- Born: Gastonia, North Carolina
- Genres: Rock; soul; pop; hip hop; dance;
- Years active: 2017–present
- Formerly of: Equinox

= Trey Campbell =

Trey Campbell is an American singer and songwriter. He is best known for his involvement in Equinox, who represented Bulgaria in the Eurovision Song Contest 2018. Based in Los Angeles, he has written songs for several artists, including Dua Lipa, Bebe Rexha, Alexandra Stan, and Guy Sebastian. He is known for his involvement in the Eurovision Song Contest and in fashion modelling.

== Early life ==
Campbell grew up in Gastonia, North Carolina. During his time at elementary and middle school, he was bullied due to his height and obesity, so he began to sing and make music. He later moved to California, where he joined a small studio and learned how to make music. He was also a background singer at this time, but avoided being a solo singer due to concerns of further bullying due to his size.

== Career ==

=== Eurovision ===
Campbell was one of five members of the group Equinox alongside Bulgarian singers Zhana Bergendorff, Georgi Simeonov, and Vladimir Mihaylov, as well as American artist Johnny Manuel. Equinox competed for Bulgaria in the Eurovision Song Contest 2018 with the song "Bones", where Campbell was a singer and co-producer. Equinox finished in 14th place in the final. Despite plans for the group to continue producing music after the contest, they have been inactive since, with each of the members pursuing solo careers in music.

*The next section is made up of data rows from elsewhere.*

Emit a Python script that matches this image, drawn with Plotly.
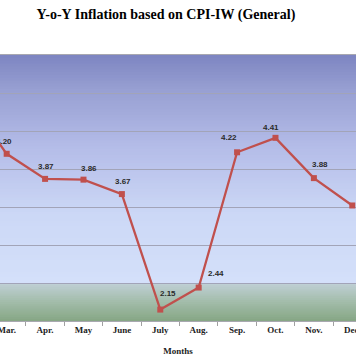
import plotly.graph_objects as go

# ---- data ----
months = ["Feb.", "Mar.", "Apr.", "May", "June", "July", "Aug.", "Sep.", "Oct.", "Nov.", "Dec."]
inflation = [4.90, 4.20, 3.87, 3.86, 3.67, 2.15, 2.44, 4.22, 4.41, 3.88, 3.52]
label_text = [None, "4.20", "3.87", "3.86", "3.67", "2.15", "2.44", "4.22", "4.41", "3.88", None]

# ---- styles ----
label_dx = [0, -3, 1, 6, 1, 8, 17, -8, -4, 6, 0]
label_dy = [0, 12, 12, 11, 13, 16, 14, 15, 10, 14, 0]
RED = "#c0504d"
Y0, Y1 = 2.0, 5.5

def lerp(c1, c2, t):
    a = [int(c1[i:i + 2], 16) for i in (1, 3, 5)]
    b = [int(c2[i:i + 2], 16) for i in (1, 3, 5)]
    return "rgb(%d,%d,%d)" % tuple(round(a[k] + (b[k] - a[k]) * t) for k in range(3))

def grad(stops, lo, hi, n, top):
    out = []
    for i in range(n):
        f = (i + 0.5) / n
        for j in range(len(stops) - 1):
            if stops[j][0] <= f <= stops[j + 1][0]:
                t = (f - stops[j][0]) / (stops[j + 1][0] - stops[j][0])
                col = lerp(stops[j][1], stops[j + 1][1], t)
                break
        out.append(dict(type="rect", xref="paper", yref="y", x0=0, x1=1,
                        y0=lo + (hi - lo) * i / n, y1=top,
                        fillcolor=col, line=dict(width=0), layer="below"))
    return out

shapes = []
shapes += grad([(0, "#86a684"), (0.5, "#a2bcaa"), (1, "#c0d0d6")], 2.0, 2.5, 20, Y1)
shapes += grad([(0, "#d4e0fa"), (0.3, "#ccd8f6"), (0.6, "#b4bce8"), (0.85, "#979fd2"), (1, "#7d85c1")], 2.5, 5.5, 80, Y1)

fig = go.Figure()
fig.add_trace(go.Scatter(
    x=months, y=inflation, mode="lines+markers",
    line=dict(color=RED, width=2.3),
    marker=dict(symbol="square", size=6, color=RED),
    cliponaxis=True, showlegend=False, hoverinfo="skip"))

annotations = []
for m, v, t, dx, dy in zip(months, inflation, label_text, label_dx, label_dy):
    if t is None:
        continue
    annotations.append(dict(x=m, y=v, text="<b>%s</b>" % t, showarrow=False,
                            xshift=dx, yshift=dy,
                            font=dict(family="Liberation Sans, Arial", size=8, color="#2a2a2a")))

fig.update_layout(
    width=356, height=364,
    margin=dict(l=0, r=0, t=55, b=43, autoexpand=False),
    paper_bgcolor="white", plot_bgcolor="white",
    title=dict(text="<b>Y-o-Y Inflation based on CPI-IW (General)</b>",
               x=0.466, xanchor="center", y=0.962, yanchor="middle",
               font=dict(family="Liberation Serif, Times New Roman", size=14, color="black")),
    shapes=shapes, annotations=annotations,
    xaxis=dict(range=[0.826, 10.097], tickson="boundaries", ticks="outside", ticklen=4,
               tickcolor="#a0a0a0", showgrid=False, showline=True, linecolor="#a8a8b0",
               mirror=True, linewidth=1, automargin=False,
               tickfont=dict(family="Liberation Serif, Times New Roman", size=9, color="#222",
                             weight="bold"),
               title=dict(text="<b>Months</b>", standoff=13,
                          font=dict(family="Liberation Serif, Times New Roman", size=9, color="#222"))),
    yaxis=dict(range=[Y0, Y1], dtick=0.5, showticklabels=False, showgrid=True,
               gridcolor="#a2a4b8", gridwidth=1, zeroline=False, showline=False, ticks="",
               automargin=False),
)
fig.write_html("out.html", config={"displayModeBar": False},
               post_script="document.body.style.margin='0';document.body.style.overflow='hidden';")
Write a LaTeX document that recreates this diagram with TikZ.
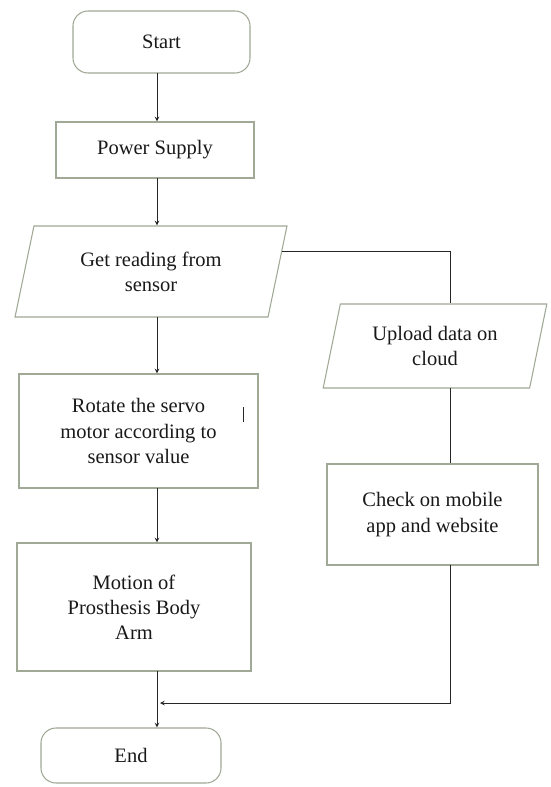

One year after representing Bulgaria at Eurovision, Campbell co-wrote the song "Truth" by Chingiz, which represented Azerbaijan at the Eurovision Song Contest 2019. It finished in 8th place with 302 points.

=== Fashion ===
Campbell became closely affiliated with international company ASOS when he was selected to be part of the first and second New York Fashion Week Men’s presentations. He became the first plus-size male model to walk exclusively for ASOS.

=== Songwriting and production ===
Trey has written songs for several artists, including Dua Lipa, Bebe Rexha, Alexandra Stan, and Guy Sebastian. He also co-produced the song "Body" by Ella Henderson.

In 2025, Campbell appeared on the Netflix music docu-reality series Hitmakers.